DATA EXCERPT:
━━━━
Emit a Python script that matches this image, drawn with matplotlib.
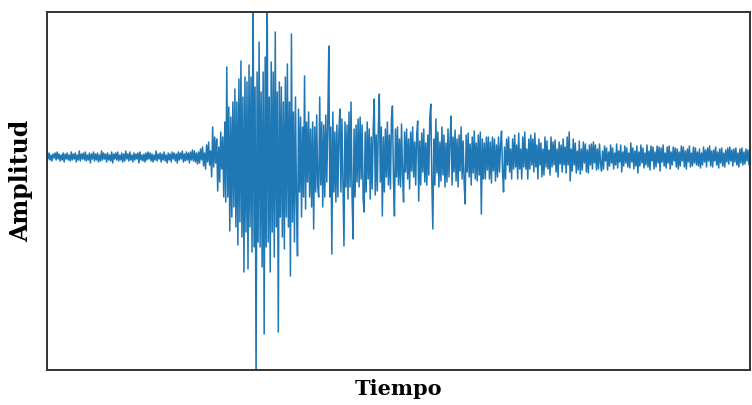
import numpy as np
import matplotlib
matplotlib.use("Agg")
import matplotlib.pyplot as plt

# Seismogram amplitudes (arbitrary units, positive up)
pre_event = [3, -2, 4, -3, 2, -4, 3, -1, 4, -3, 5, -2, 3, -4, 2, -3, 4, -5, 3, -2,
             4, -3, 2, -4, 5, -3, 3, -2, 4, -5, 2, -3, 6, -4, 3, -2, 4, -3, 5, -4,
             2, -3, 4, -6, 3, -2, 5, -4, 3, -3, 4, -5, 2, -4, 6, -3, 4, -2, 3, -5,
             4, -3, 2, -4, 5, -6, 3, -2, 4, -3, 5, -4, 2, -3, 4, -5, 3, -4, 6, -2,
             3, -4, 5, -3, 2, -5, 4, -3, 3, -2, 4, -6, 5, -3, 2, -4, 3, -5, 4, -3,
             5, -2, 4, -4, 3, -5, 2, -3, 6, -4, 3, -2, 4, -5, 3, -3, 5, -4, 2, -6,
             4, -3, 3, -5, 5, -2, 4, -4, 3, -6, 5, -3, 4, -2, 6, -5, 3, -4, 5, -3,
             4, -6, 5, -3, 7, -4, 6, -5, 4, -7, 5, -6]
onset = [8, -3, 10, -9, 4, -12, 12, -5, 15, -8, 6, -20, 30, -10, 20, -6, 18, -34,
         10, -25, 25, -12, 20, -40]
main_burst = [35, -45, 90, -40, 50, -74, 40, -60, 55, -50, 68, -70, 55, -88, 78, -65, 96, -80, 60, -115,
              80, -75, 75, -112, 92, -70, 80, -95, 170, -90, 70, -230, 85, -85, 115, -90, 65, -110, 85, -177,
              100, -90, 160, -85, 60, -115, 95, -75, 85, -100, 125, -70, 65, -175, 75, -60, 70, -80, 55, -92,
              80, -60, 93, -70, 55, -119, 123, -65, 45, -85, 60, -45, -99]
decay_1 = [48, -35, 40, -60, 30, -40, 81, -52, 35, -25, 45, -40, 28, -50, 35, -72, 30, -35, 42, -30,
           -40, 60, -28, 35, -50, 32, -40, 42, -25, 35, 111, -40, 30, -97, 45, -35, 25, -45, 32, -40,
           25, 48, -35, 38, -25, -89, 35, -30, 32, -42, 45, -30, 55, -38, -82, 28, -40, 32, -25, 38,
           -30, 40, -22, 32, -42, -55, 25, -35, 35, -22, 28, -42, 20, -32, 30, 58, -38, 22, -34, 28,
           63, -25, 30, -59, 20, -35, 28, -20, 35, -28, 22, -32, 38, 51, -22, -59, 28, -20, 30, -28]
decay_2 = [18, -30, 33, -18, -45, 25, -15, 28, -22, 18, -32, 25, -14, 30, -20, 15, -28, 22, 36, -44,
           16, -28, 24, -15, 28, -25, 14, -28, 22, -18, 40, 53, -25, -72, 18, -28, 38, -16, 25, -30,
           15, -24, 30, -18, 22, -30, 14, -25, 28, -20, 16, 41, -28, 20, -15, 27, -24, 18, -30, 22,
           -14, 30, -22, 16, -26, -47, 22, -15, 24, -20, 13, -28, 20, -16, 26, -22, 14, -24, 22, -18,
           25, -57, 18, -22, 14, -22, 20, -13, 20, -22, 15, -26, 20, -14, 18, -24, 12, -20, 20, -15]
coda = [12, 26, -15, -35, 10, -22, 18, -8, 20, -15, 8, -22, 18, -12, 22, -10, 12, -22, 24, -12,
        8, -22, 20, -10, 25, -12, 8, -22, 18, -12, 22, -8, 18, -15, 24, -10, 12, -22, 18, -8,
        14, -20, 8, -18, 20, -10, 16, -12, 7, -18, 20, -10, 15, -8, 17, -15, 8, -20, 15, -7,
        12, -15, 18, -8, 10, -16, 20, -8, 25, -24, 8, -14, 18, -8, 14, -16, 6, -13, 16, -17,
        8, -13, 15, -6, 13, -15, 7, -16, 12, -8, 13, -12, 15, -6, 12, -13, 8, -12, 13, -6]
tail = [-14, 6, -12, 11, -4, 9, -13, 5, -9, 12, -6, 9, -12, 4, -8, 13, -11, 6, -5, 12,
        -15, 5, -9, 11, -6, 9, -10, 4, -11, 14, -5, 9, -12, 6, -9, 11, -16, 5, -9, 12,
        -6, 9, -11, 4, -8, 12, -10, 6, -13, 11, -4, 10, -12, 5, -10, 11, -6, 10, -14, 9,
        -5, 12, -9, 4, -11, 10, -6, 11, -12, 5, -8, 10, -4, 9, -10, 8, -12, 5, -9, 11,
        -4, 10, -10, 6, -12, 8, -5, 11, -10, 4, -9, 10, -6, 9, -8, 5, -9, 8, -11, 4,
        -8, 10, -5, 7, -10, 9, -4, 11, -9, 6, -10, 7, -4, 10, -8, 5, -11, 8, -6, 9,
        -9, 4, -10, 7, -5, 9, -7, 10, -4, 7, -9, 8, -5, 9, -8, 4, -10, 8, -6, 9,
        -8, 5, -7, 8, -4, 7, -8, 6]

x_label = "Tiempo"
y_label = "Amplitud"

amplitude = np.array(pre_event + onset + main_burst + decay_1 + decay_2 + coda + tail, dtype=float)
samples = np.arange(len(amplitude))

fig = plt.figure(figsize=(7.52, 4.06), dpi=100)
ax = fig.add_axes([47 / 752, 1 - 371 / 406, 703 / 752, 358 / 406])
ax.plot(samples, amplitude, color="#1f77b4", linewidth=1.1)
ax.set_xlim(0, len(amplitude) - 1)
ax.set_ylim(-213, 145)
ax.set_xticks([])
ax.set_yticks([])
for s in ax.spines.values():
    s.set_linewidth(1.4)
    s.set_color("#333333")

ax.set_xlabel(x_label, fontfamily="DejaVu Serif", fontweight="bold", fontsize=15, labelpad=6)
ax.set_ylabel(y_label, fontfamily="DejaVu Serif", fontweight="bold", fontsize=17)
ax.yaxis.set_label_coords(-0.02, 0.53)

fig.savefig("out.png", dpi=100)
━━━━
PROBLEM STATEMENT: Find the lines above that contain the word "matplotlib" and collect them.

EXERCISE RESULT:
Emit a Python script that matches this image, drawn with matplotlib.
import matplotlib
matplotlib.use("Agg")
import matplotlib.pyplot as plt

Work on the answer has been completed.